→ **THE EXERCISE**:
Output the full listing below exactly, without the pictures.

→ **DATASET SECTION**:
====
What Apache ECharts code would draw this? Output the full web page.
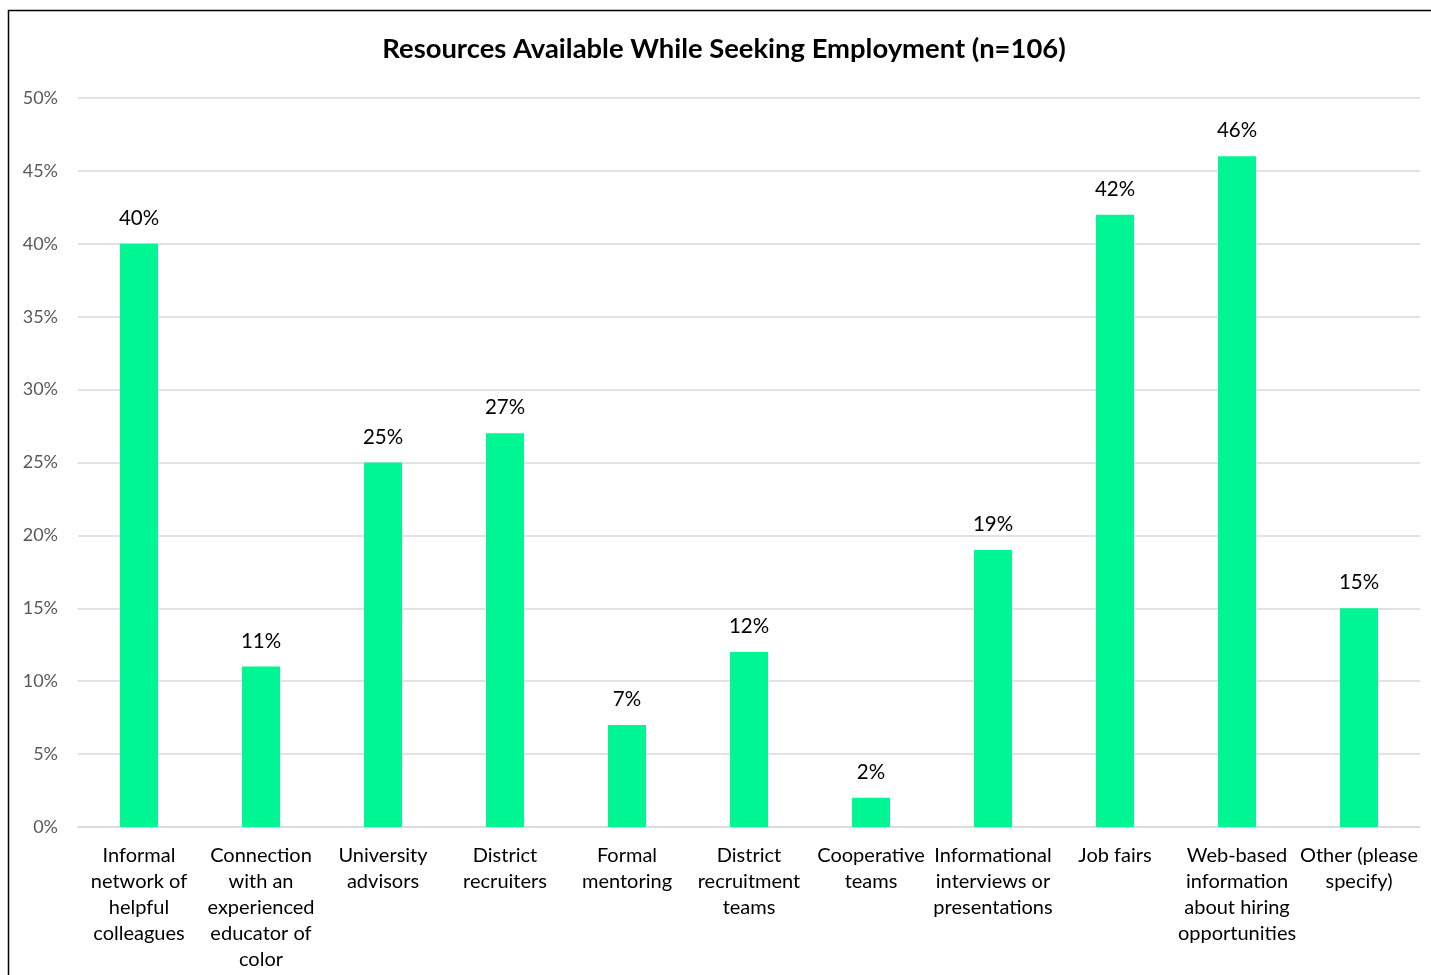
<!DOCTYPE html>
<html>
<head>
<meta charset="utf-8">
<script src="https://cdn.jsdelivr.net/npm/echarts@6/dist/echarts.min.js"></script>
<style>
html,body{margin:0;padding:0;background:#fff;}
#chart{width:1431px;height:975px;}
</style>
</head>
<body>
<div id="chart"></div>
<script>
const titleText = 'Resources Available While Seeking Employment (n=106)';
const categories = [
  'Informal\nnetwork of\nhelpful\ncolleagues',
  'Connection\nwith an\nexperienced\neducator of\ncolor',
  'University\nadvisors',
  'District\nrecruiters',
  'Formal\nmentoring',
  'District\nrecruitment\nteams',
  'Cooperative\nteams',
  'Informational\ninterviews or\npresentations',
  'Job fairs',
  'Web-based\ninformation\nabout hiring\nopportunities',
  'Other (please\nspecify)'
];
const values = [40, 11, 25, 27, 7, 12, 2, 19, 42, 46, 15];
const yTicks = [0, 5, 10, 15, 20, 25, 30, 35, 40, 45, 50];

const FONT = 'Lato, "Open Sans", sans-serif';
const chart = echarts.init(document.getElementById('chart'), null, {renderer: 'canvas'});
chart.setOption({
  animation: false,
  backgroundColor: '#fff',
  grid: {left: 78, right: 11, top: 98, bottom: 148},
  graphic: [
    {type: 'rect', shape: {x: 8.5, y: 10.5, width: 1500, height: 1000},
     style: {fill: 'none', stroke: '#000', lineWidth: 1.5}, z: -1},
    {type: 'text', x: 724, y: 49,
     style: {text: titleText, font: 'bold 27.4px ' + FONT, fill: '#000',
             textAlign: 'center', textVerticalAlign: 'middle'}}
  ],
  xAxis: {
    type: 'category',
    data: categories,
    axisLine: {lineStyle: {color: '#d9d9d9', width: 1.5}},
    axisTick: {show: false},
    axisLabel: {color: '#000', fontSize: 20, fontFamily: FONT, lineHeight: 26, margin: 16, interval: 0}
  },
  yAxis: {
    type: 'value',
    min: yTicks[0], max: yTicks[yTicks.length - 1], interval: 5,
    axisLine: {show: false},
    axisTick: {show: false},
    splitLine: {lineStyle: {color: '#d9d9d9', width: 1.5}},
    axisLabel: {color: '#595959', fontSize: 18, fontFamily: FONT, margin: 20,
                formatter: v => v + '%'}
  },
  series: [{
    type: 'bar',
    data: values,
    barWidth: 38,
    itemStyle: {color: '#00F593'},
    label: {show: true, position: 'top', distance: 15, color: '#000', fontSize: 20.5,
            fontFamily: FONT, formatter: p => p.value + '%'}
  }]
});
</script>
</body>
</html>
====
→ **ANSWER TO THIS TASK**:
What Apache ECharts code would draw this? Output the full web page.
<!DOCTYPE html>
<html>
<head>
<meta charset="utf-8">
<script src="https://cdn.jsdelivr.net/npm/echarts@6/dist/echarts.min.js"></script>
<style>
html,body{margin:0;padding:0;background:#fff;}
#chart{width:1431px;height:975px;}
</style>
</head>
<body>
<div id="chart"></div>
<script>
const titleText = 'Resources Available While Seeking Employment (n=106)';
const categories = [
  'Informal\nnetwork of\nhelpful\ncolleagues',
  'Connection\nwith an\nexperienced\neducator of\ncolor',
  'University\nadvisors',
  'District\nrecruiters',
  'Formal\nmentoring',
  'District\nrecruitment\nteams',
  'Cooperative\nteams',
  'Informational\ninterviews or\npresentations',
  'Job fairs',
  'Web-based\ninformation\nabout hiring\nopportunities',
  'Other (please\nspecify)'
];
const values = [40, 11, 25, 27, 7, 12, 2, 19, 42, 46, 15];
const yTicks = [0, 5, 10, 15, 20, 25, 30, 35, 40, 45, 50];

const FONT = 'Lato, "Open Sans", sans-serif';
const chart = echarts.init(document.getElementById('chart'), null, {renderer: 'canvas'});
chart.setOption({
  animation: false,
  backgroundColor: '#fff',
  grid: {left: 78, right: 11, top: 98, bottom: 148},
  graphic: [
    {type: 'rect', shape: {x: 8.5, y: 10.5, width: 1500, height: 1000},
     style: {fill: 'none', stroke: '#000', lineWidth: 1.5}, z: -1},
    {type: 'text', x: 724, y: 49,
     style: {text: titleText, font: 'bold 27.4px ' + FONT, fill: '#000',
             textAlign: 'center', textVerticalAlign: 'middle'}}
  ],
  xAxis: {
    type: 'category',
    data: categories,
    axisLine: {lineStyle: {color: '#d9d9d9', width: 1.5}},
    axisTick: {show: false},
    axisLabel: {color: '#000', fontSize: 20, fontFamily: FONT, lineHeight: 26, margin: 16, interval: 0}
  },
  yAxis: {
    type: 'value',
    min: yTicks[0], max: yTicks[yTicks.length - 1], interval: 5,
    axisLine: {show: false},
    axisTick: {show: false},
    splitLine: {lineStyle: {color: '#d9d9d9', width: 1.5}},
    axisLabel: {color: '#595959', fontSize: 18, fontFamily: FONT, margin: 20,
                formatter: v => v + '%'}
  },
  series: [{
    type: 'bar',
    data: values,
    barWidth: 38,
    itemStyle: {color: '#00F593'},
    label: {show: true, position: 'top', distance: 15, color: '#000', fontSize: 20.5,
            fontFamily: FONT, formatter: p => p.value + '%'}
  }]
});
</script>
</body>
</html>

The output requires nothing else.